Ferdinand Hodler (1853-1918)
Ferdinand Hodler (1853-1918)

A study for The Retreat from Marignano

Ferdinand Hodler (1853-1918)
A study for The Retreat from Marignano
signed 'F. Hodler'
pencil, coloured chalks, pen and red and black ink on light brown paper, the upper edge arched
13¾ x 19 in. (347 x 481 mm.)
David Schmidt, Geneva, to his son-in-law
C.D. Wyatt, Geneva.
Purchased at Christie's Geneva, 24 April 1970, lot 438.
Geneva, Musée Rath, Ferdinand Hodler - Dessins, 1963, no. 84.

Lot Essay

A compositional study for Hodler's proposal for the decoration of the Waffensaal (Hall of Weaponry) of the Schweizerisches Landesmuseum in Zurich.
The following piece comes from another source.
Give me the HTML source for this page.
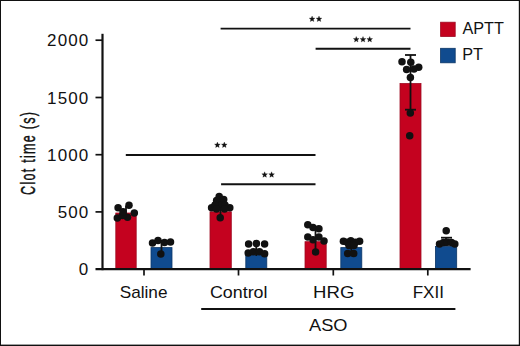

The competition for the commission was announced on 1 August 1896 and the entries judged on 26 January 1897, dating this relatively early composition for the central panel of the scheme to 1896. The cartoon submitted to the jury is now in the Kunsthaus, Zurich (W.E. Müller, Die Kunst Ferdinand Hodlers, Reife und Spätwerk 1895-1918, Zurich, 1941, pl. 21), while a developed study for this first composition is in the Gemäldegalerie, Stuttgart (fig. 1), W.E. Müller, op. cit., pl. 25.
Hodler was awarded first prize by the the jury, but the decision was vehemently opposed by the museum's director, and the mural was not painted until 1900, the year Hodler became a member of the Vienna and Berlin Secessions. During the intervening years, during which time he was teaching painting and drawing at the Musée des Arts Decoratifs at Fribourg, Hodler developed his original conception and produced a number of alternative designs which were submitted to the jury. By 1898 the composition no longer included a heroic central figure holding back the defeat but was dominated by retreating mercenaries carrying fallen comrades, with a single defiant halberdier guarding the rear. This was the plan that was formally accepted by the Bundesrat in Zurich on 20 November 1899.
Hodler chose as his subject the heroic but traumatic Battle of Marignano (13-14 September 1515) in which a large force of Swiss mercenaries in the service of the Duke of Milan was defeated by the invading army of King François I of France. Of the 25,000 Swiss who took the field at Marignano, 10 miles south east of Milan, only 3,000 are said to have escaped. Among them was Urs Graf (see lot 146).